RSNA: Gunderman pushes rads to find the stories behind the images

CHICAGO—During the Nov. 27 annual oration in diagnostic imaging, Richard B. Gunderman, MD, PhD, in a tremendously passionate address, urged his fellow radiologists to learn more about the patient behind the images that they are reading, and also challenged radiologists to share their personal stories as well.

“Our degree of engagement and inspiration in the practice of radiology—as in medicine at large—hinges on our ability to dig deeply and see beyond the superficial aspects of the image,” he stressed.

Providing a humbling example, Gunderman shared a story when he “missed something,” by failing to recognize the person behind a head CT scan of an 89-year-old man who had a history of dementia and had suffered multiple falls.

The man behind the CT image turned out to be Charles B. Huggins, MD, who was awarded the 1966 Nobel Prize in Medicine for discovering that hormones could be used to control the spread of some cancers. He was the first person to demonstrate that cancer could be controlled by chemicals.

His identity unknown, Gunderman diagnosed him with bilateral acute on-chronic subdural hematomas. “I did my job,” he said. “I described those findings, the diameter of the hematomas, the degree of mass effect and mid-line shift. Then, I moved onto the next case.”

Gunderman conveyed this story because “I missed something. I don’t want you to make the same mistake. You and I, in the interest of efficiency and throughput, fail to pause and fail to marvel about what’s before our eyes. And in this case, I failed to shed a tear and failed to say a prayer for the story that lay behind these head CT images.”

When Huggins made his initial discovery, he was quoted as saying that he couldn’t walk home because his heart was pounding too hard. At 89-years-old, he couldn’t walk across the room without falling. “We as radiologists can see patients’ state of health or disease quite clearly, but those images tell us nothing or precious little about their lives,” Gunderman said.

“At meetings, like the RSNA, we spend a lot of time thinking about equipment, bemoaning cuts in our budgets, worried about what’s going to happen to the compensation of radiologists and nervous about job security,” Gunderman said. “We may be measuring our success in terms of publications or awards we received. We are in danger of spending too much time counting our money and not enough time on what really makes us tick.”

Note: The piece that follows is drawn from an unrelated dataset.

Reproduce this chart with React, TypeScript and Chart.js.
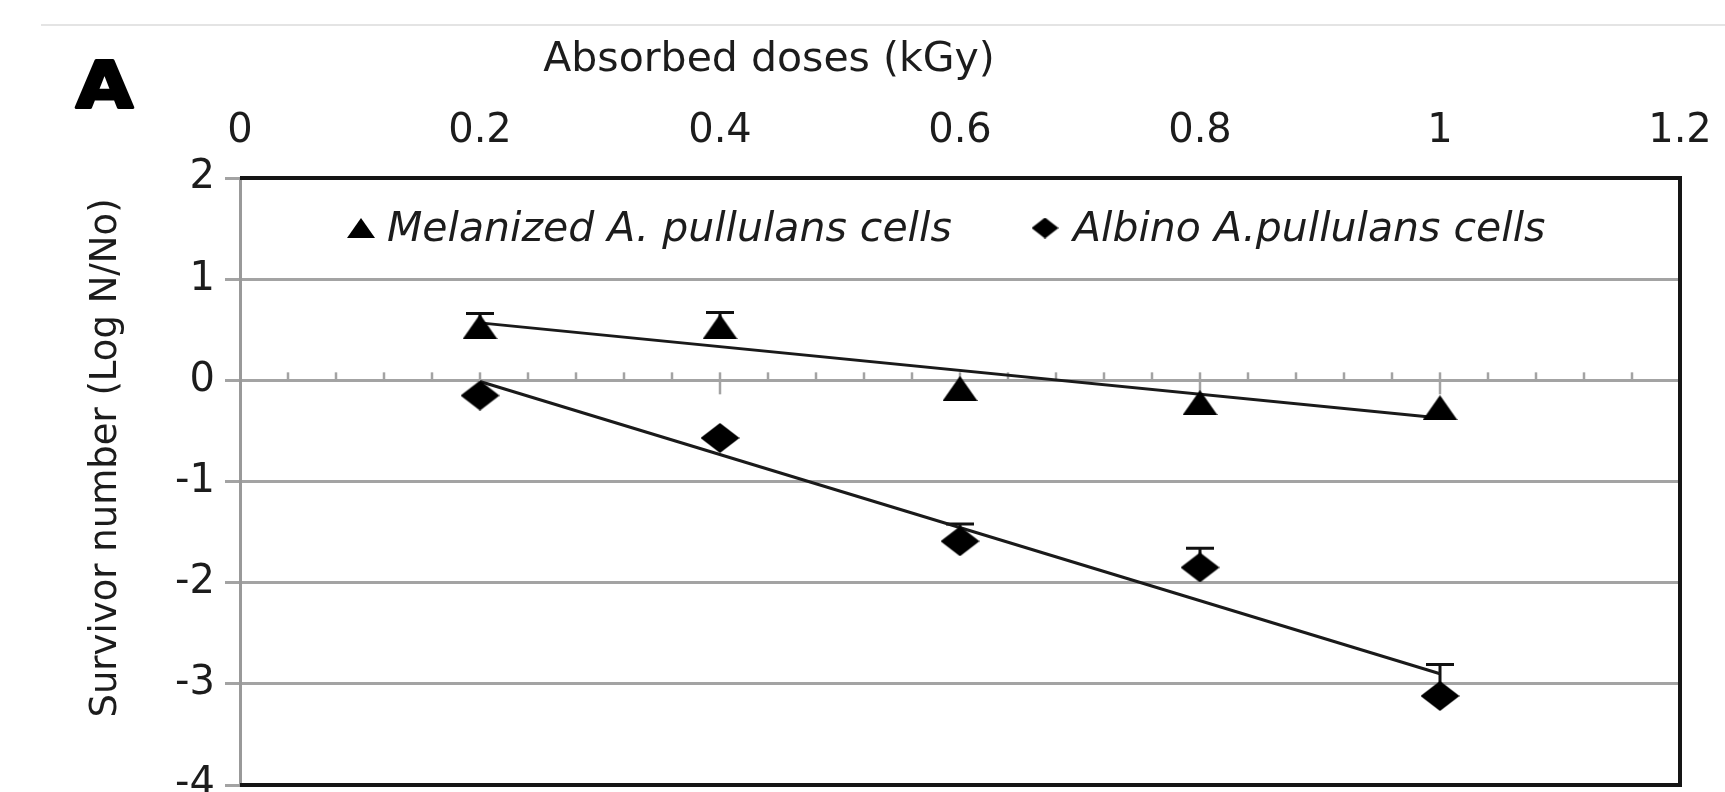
import React, { useEffect, useRef } from 'react';
import { Chart, registerables } from 'chart.js';

Chart.register(...registerables);

// ---- data ----
const doses = [0.2, 0.4, 0.6, 0.8, 1.0];
const melanized = [0.53, 0.53, -0.08, -0.22, -0.27];
const melanizedErr = [0.13, 0.14, 0, 0, 0];
const albino = [-0.15, -0.57, -1.59, -1.85, -3.12];
const albinoErr = [0, 0, 0.17, 0.19, 0.31];

const xTicks = [0, 0.2, 0.4, 0.6, 0.8, 1.0, 1.2];
const xTickLabels = ['0', '0.2', '0.4', '0.6', '0.8', '1', '1.2'];
const yTicks = [-4, -3, -2, -1, 0, 1, 2];
const yTickLabels = ['-4', '-3', '-2', '-1', '0', '1', '2'];
const minorStep = 0.04;

const seriesNames = ['Melanized A. pullulans cells', 'Albino A.pullulans cells'];
const xTitle = 'Absorbed doses (kGy)';
const yTitle = 'Survivor number (Log N/No)';
const panelLabel = 'A';

const FONT = '"DejaVu Sans", Verdana, sans-serif';
const TEXT = '#1c1c1c';
const GRID = '#a3a3a3';

function linFit(xs: number[], ys: number[]) {
  const n = xs.length;
  const mx = xs.reduce((a, b) => a + b, 0) / n;
  const my = ys.reduce((a, b) => a + b, 0) / n;
  let sxy = 0;
  let sxx = 0;
  for (let i = 0; i < n; i++) {
    sxy += (xs[i] - mx) * (ys[i] - my);
    sxx += (xs[i] - mx) * (xs[i] - mx);
  }
  const m = sxy / sxx;
  return { m, b: my - m * mx };
}

function makeTriangle(w: number, h: number) {
  const c = document.createElement('canvas');
  c.width = w;
  c.height = h;
  const g = c.getContext('2d')!;
  g.fillStyle = '#000';
  g.beginPath();
  g.moveTo(w / 2, 0);
  g.lineTo(w, h);
  g.lineTo(0, h);
  g.closePath();
  g.fill();
  return c;
}

function makeDiamond(w: number, h: number) {
  const c = document.createElement('canvas');
  c.width = w;
  c.height = h;
  const g = c.getContext('2d')!;
  g.fillStyle = '#000';
  g.beginPath();
  g.moveTo(w / 2, 0);
  g.lineTo(w, h / 2);
  g.lineTo(w / 2, h);
  g.lineTo(0, h / 2);
  g.closePath();
  g.fill();
  return c;
}

function zeroPad(s: any) {
  s.paddingLeft = 0;
  s.paddingRight = 0;
  s.paddingTop = 0;
  s.paddingBottom = 0;
}

export default function App() {
  const ref = useRef<HTMLCanvasElement | null>(null);

  useEffect(() => {
    document.body.style.margin = '0';
    document.body.style.overflow = 'hidden';
    const canvas = ref.current;
    if (!canvas) return;

    const tri = makeTriangle(35, 25);
    const dia = makeDiamond(39, 30);
    const triLeg = makeTriangle(28, 20);
    const diaLeg = makeDiamond(27, 21);

    const fitM = linFit(doses, melanized);
    const fitA = linFit(doses, albino);
    const x0 = doses[0];
    const x1 = doses[doses.length - 1];

    const decor = {
      id: 'decor',
      beforeDatasetsDraw(chart: any) {
        const { ctx, chartArea: a, scales } = chart;
        const xs = scales.x;
        const ys = scales.y;
        ctx.save();
        // minor / major ticks on the zero line
        const y0 = ys.getPixelForValue(0);
        ctx.strokeStyle = GRID;
        ctx.lineWidth = 2.5;
        const n = Math.round(1.2 / minorStep);
        for (let i = 1; i <= n; i++) {
          const px = xs.getPixelForValue(i * minorStep);
          const major = i % 5 === 0;
          ctx.beginPath();
          ctx.moveTo(px, y0 - 8);
          ctx.lineTo(px, y0 + (major ? 14 : 0));
          ctx.stroke();
        }
        // black plot border (top, right, bottom)
        ctx.strokeStyle = '#151515';
        ctx.lineWidth = 4;
        ctx.beginPath();
        ctx.moveTo(a.left, a.top);
        ctx.lineTo(a.right, a.top);
        ctx.lineTo(a.right, a.bottom);
        ctx.lineTo(a.left, a.bottom);
        ctx.stroke();
        // error bars (plus direction)
        ctx.strokeStyle = '#111';
        ctx.lineWidth = 3;
        const sets: [number[], number[]][] = [
          [melanized, melanizedErr],
          [albino, albinoErr],
        ];
        sets.forEach(([vals, errs]) => {
          vals.forEach((v, i) => {
            if (!errs[i]) return;
            const px = xs.getPixelForValue(doses[i]);
            const py = ys.getPixelForValue(v);
            const pt = ys.getPixelForValue(v + errs[i]);
            ctx.beginPath();
            ctx.moveTo(px, py);
            ctx.lineTo(px, pt);
            ctx.moveTo(px - 14, pt);
            ctx.lineTo(px + 14, pt);
            ctx.stroke();
          });
        });
        ctx.restore();
      },
      afterDraw(chart: any) {
        const { ctx } = chart;
        ctx.save();
        // faint line at the top of the figure
        ctx.strokeStyle = '#e4e4e4';
        ctx.lineWidth = 2;
        ctx.beginPath();
        ctx.moveTo(41, 25);
        ctx.lineTo(1725, 25);
        ctx.stroke();
        // panel label
        ctx.fillStyle = '#000';
        ctx.save();
        ctx.translate(76, 108);
        ctx.scale(1.15, 1);
        ctx.font = `bold 64px ${FONT}`;
        ctx.textAlign = 'left';
        ctx.textBaseline = 'alphabetic';
        ctx.lineWidth = 3;
        ctx.lineJoin = 'round';
        ctx.strokeStyle = '#000';
        ctx.fillText(panelLabel, 0, 0);
        ctx.strokeText(panelLabel, 0, 0);
        ctx.restore();
        // x title
        ctx.fillStyle = TEXT;
        ctx.font = `41px ${FONT}`;
        ctx.textAlign = 'center';
        ctx.textBaseline = 'alphabetic';
        ctx.fillText(xTitle, 769, 71);
        // y title
        ctx.save();
        ctx.translate(106, 458);
        ctx.rotate(-Math.PI / 2);
        ctx.font = `37px ${FONT}`;
        ctx.textAlign = 'center';
        ctx.textBaseline = 'middle';
        ctx.fillText(yTitle, 0, 0);
        ctx.restore();
        // legend
        ctx.drawImage(triLeg, 361 - 14, 228 - 10);
        ctx.drawImage(diaLeg, 1045 - 13.5, 228 - 10.5);
        ctx.font = `italic 41px ${FONT}`;
        ctx.textAlign = 'left';
        ctx.textBaseline = 'alphabetic';
        ctx.fillText(seriesNames[0], 387, 241);
        ctx.fillText(seriesNames[1], 1073, 241);
        ctx.restore();
      },
    };

    const chart = new Chart(canvas, {
      type: 'scatter',
      data: {
        datasets: [
          {
            label: seriesNames[0],
            data: doses.map((d, i) => ({ x: d, y: melanized[i] })),
            pointStyle: tri as any,
            pointRadius: 12,
            showLine: false,
          },
          {
            label: seriesNames[1],
            data: doses.map((d, i) => ({ x: d, y: albino[i] })),
            pointStyle: dia as any,
            pointRadius: 12,
            showLine: false,
          },
          {
            label: 'Melanized trend',
            data: [
              { x: x0, y: fitM.m * x0 + fitM.b },
              { x: x1, y: fitM.m * x1 + fitM.b },
            ],
            showLine: true,
            borderColor: '#1a1a1a',
            borderWidth: 3,
            pointRadius: 0,
          },
          {
            label: 'Albino trend',
            data: [
              { x: x0, y: fitA.m * x0 + fitA.b },
              { x: x1, y: fitA.m * x1 + fitA.b },
            ],
            showLine: true,
            borderColor: '#1a1a1a',
            borderWidth: 3,
            pointRadius: 0,
          },
        ],
      },
      options: {
        responsive: false,
        devicePixelRatio: 1,
        animation: false,
        layout: { autoPadding: false, padding: { left: 0, top: 0, right: 45, bottom: 7 } },
        plugins: {
          legend: { display: false },
          tooltip: { enabled: false },
          title: { display: false },
        },
        scales: {
          x: {
            type: 'linear',
            position: 'top',
            min: 0,
            max: 1.2,
            afterBuildTicks: (s: any) => {
              s.ticks = xTicks.map((v) => ({ value: v }));
            },
            afterFit: (s: any) => {
              s.height = 178;
              zeroPad(s);
            },
            ticks: {
              font: { family: FONT, size: 40 },
              color: TEXT,
              padding: 22,
              maxRotation: 0,
              autoSkip: false,
              callback: (_v: any, i: number) => xTickLabels[i],
            },
            grid: { display: false, drawTicks: false },
            border: { display: false },
          },
          y: {
            type: 'linear',
            position: 'left',
            min: -4,
            max: 2,
            afterBuildTicks: (s: any) => {
              s.ticks = yTicks.map((v) => ({ value: v }));
            },
            afterFit: (s: any) => {
              s.width = 240;
              zeroPad(s);
            },
            ticks: {
              font: { family: FONT, size: 40 },
              color: TEXT,
              padding: 10,
              autoSkip: false,
              callback: (_v: any, i: number) => yTickLabels[i],
            },
            grid: {
              color: (c: any) =>
                c.tick && (c.tick.value === 2 || c.tick.value === -4) ? 'rgba(0,0,0,0)' : GRID,
              lineWidth: 3,
              tickLength: 15,
              tickColor: GRID,
              tickWidth: 3,
              drawTicks: true,
            },
            border: { display: true, color: '#999', width: 3 },
          },
        },
      },
      plugins: [decor],
    } as any);

    return () => chart.destroy();
  }, []);

  return (
    <div style={{ position: 'absolute', left: 0, top: 0, width: 1725, height: 792, background: '#fff' }}>
      <canvas ref={ref} width={1725} height={792} style={{ display: 'block' }} />
    </div>
  );
}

While acknowledging that these metrics contain some importance, he noted that “if these are the signposts by which we navigate our careers and our lives, then we will soon find ourselves on the path to perdition."

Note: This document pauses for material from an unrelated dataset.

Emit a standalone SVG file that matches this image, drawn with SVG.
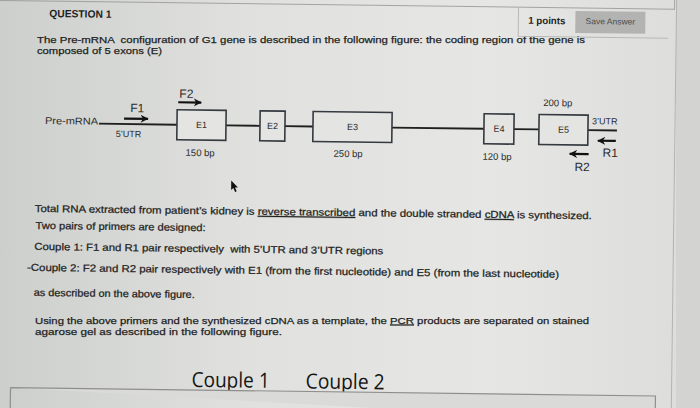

"Radiology, like all the human endeavors, makes it possible to get the technical aspects correct—we can be extraordinarily precise and utterly inaccurate,” he added. “To understand the image, it is insufficient to see only the image. There is no radiology without a radiologist. We need to focus more time and attention on the human excellence of radiologists.”

Again, he acknowledged that the technical parameters of job performance for radiologists are important, but “the human being behind the performance makes it all happen.”

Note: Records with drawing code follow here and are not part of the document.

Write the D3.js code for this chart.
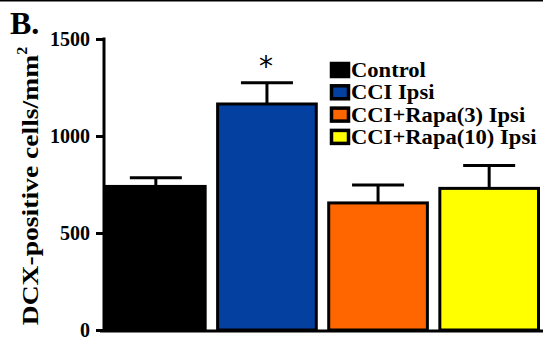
<!DOCTYPE html>
<html><head><meta charset="utf-8">
<script src="https://cdn.jsdelivr.net/npm/d3@7"></script>
<style>body{margin:0;background:#fff}svg{display:block}</style>
</head><body>
<script>
const categories = ["Control", "CCI Ipsi", "CCI+Rapa(3) Ipsi", "CCI+Rapa(10) Ipsi"];
const means = [740, 1165, 655, 730];
const sems = [45, 110, 92, 118];
const colors = ["#000000", "#0440a0", "#ff6600", "#ffff00"];
const yTicks = [0, 500, 1000, 1500];
const significant = [false, true, false, false];

const W = 543, H = 345;
const svg = d3.select("body").append("svg").attr("width", W).attr("height", H);
const font = "'Liberation Serif', 'Times New Roman', serif";

// top border line
svg.append("line").attr("x1", 0).attr("x2", W).attr("y1", 0.5).attr("y2", 0.5)
  .attr("stroke", "#000").attr("stroke-width", 2);

const y = d3.scaleLinear().domain([0, 1500]).range([330, 39]);
const x = d3.scaleBand().domain(categories).range([105, 540]).paddingInner(0.085).paddingOuter(0);

// bars
svg.selectAll("rect.bar").data(categories).enter().append("rect")
  .attr("x", d => x(d) + 1.5)
  .attr("y", (d, i) => y(means[i]))
  .attr("width", x.bandwidth() - 3)
  .attr("height", (d, i) => y(0) - y(means[i]))
  .attr("fill", (d, i) => colors[i])
  .attr("stroke", "#000").attr("stroke-width", 3);

// error bars (upward)
const g = svg.append("g");
categories.forEach((c, i) => {
  const cx = x(c) + x.bandwidth() / 2;
  g.append("line").attr("x1", cx).attr("x2", cx)
    .attr("y1", y(means[i])).attr("y2", y(means[i] + sems[i]))
    .attr("stroke", "#000").attr("stroke-width", 3);
  g.append("line").attr("x1", cx - 26).attr("x2", cx + 26)
    .attr("y1", y(means[i] + sems[i])).attr("y2", y(means[i] + sems[i]))
    .attr("stroke", "#000").attr("stroke-width", 3);
  if (significant[i]) {
    g.append("text").attr("x", cx - 1).attr("y", y(means[i] + sems[i]) - 7)
      .attr("text-anchor", "middle").attr("font-family", "'DejaVu Sans', sans-serif")
      .attr("font-size", 28).attr("font-weight", "normal").text("*");
  }
});

// x axis line
svg.append("line").attr("x1", 100).attr("x2", W).attr("y1", 331).attr("y2", 331)
  .attr("stroke", "#000").attr("stroke-width", 3);

// y axis
const yAxis = d3.axisLeft(y).tickValues(yTicks).tickSize(8).tickPadding(6).tickFormat(d3.format("d"));
const ya = svg.append("g").attr("transform", "translate(104,0)").call(yAxis);
ya.select(".domain").attr("stroke", "#000").attr("stroke-width", 3).attr("d", `M0,${y(1500)-1.5}V${y(0)+1}`);
ya.selectAll(".tick line").attr("stroke", "#000").attr("stroke-width", 3);
ya.selectAll(".tick text").attr("font-family", font).attr("font-weight", "bold")
  .attr("font-size", 20).attr("fill", "#000");

// y label
svg.append("text").attr("transform", "translate(38,186) rotate(-90) scale(1.15,1)")
  .attr("text-anchor", "middle").attr("font-family", font).attr("font-weight", "bold")
  .attr("font-size", 24)
  .html("DCX-positive cells/mm<tspan font-size='14' dy='-11'>2</tspan>");

// panel letter
svg.append("text").attr("x", 10).attr("y", 34).attr("font-family", font)
  .attr("font-weight", "bold").attr("font-size", 32).text("B.");

// legend
const leg = svg.append("g");
categories.forEach((c, i) => {
  const ly = 70 + i * 22.3;
  leg.append("rect").attr("x", 331.5).attr("y", ly - 6.5).attr("width", 17).attr("height", 13)
    .attr("fill", colors[i]).attr("stroke", "#000").attr("stroke-width", 3.5);
  leg.append("text").attr("transform", `translate(351,${ly + 7}) scale(1.13,1)`)
    .attr("font-family", font)
    .attr("font-weight", "bold").attr("font-size", 20).text(c);
});
</script>
</body></html>
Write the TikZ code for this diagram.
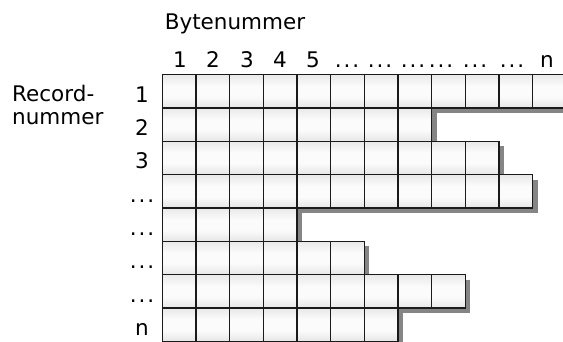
\documentclass[tikz,border=0pt]{standalone}
\usepackage{fontspec}
\setmainfont{DejaVu Sans}
\usetikzlibrary{positioning}

% vertical cell shading: grey at top and bottom, nearly white slightly below the middle
\definecolor{celltop}{HTML}{CDCDCD}
\definecolor{cellmid}{HTML}{FBFBFB}
\definecolor{cellbot}{HTML}{C6C6C6}
\definecolor{shadowgray}{HTML}{858585}
\definecolor{gridline}{HTML}{1A1A1A}
\pgfdeclareverticalshading{cellshade}{100bp}{%
  color(0bp)=(cellbot); color(42bp)=(cellmid); color(58bp)=(cellmid); color(100bp)=(celltop)}

\newcommand{\tdots}{.\kern1.9pt.\kern1.9pt.}

\begin{document}
\begin{tikzpicture}[x=1pt,y=1pt,
  lbl/.style={font=\fontsize{21.5}{24}\selectfont, inner sep=0pt, anchor=base},
  cell/.style={rectangle, draw=gridline, line width=1.4pt, shading=cellshade,
               minimum width=33.67pt, minimum height=33.35pt, inner sep=0pt, outer sep=0pt,
               anchor=north west},
  rowshadow/.style={fill=shadowgray, draw=none}]

\useasboundingbox (0,0) rectangle (563,342);
\clip (0,0) rectangle (563,342);

% axis titles
\node[lbl] (bytetitle) at (235,312) {Bytenummer};
\node[lbl, anchor=base west] (rectitle1) at (12,240.3) {Record-};
\node[lbl, anchor=base west] (rectitle2) at (12,217) {nummer};

% column numbers
\foreach \x/\t [count=\i] in {180/1, 213/2, 247/3, 280/4, 313/5,
    347/\tdots, 380/\tdots, 413/\tdots, 441/\tdots, 475/\tdots, 512/\tdots, 547/n}
  \node[lbl] (col-\i) at (\x,274) {\t};

% grid origin and cell size
\def\xo{162.2}
\def\yo{267.3}
\def\cw{33.67}
\def\ch{33.35}

% drop shadows of the records (drawn first, below all cells)
\foreach \n [count=\r] in {12,8,10,11,4,6,9,7} {
  \fill[rowshadow] ({\xo+5},{\yo-(\r-1)*\ch-5}) rectangle ({\xo+\n*\cw+5},{\yo-\r*\ch-5});
}

% record cells
\foreach \n [count=\r] in {12,8,10,11,4,6,9,7} {
  \foreach \k in {1,...,\n} {
    \node[cell] (c-\r-\k) at ({\xo+(\k-1)*\cw},{\yo-(\r-1)*\ch}) {};
  }
}

% record numbers
\foreach \t [count=\r] in {1,2,3,\tdots,\tdots,\tdots,\tdots,n}
  \node[lbl] (row-\r) at (142,{\yo-\r*\ch+6}) {\t};

\end{tikzpicture}
\end{document}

He went to say that the character of the radiologist accounts for a great deal of his or her success in practice and life. If these personal aspects are neglected, then the field of radiology will suffer in turn, according to Gunderman, who added that if radiologists only focus on throughput, it’s a recipe for alienation and burnout. Both syndromes are all too common among radiologists.  

“We are not just technicians or revenue generators; we are in fact physicians and human beings who entered a venerable human calling,” he said. “Stories are everything—the context in which we work and live is everything. There is no great practice of radiology devoid of context. We need to re-contextualize what radiologists do and who radiologists are.”

He asked the audience: What is the nature of the story that you tell your colleagues, your patients and yourself about being a radiologist? “The story we tell ourselves about our future has the ability to shape our future,” Gunderman concluded. “When was the last time you told a really great story about being a radiologist? We can be only as good as the stories we tell.”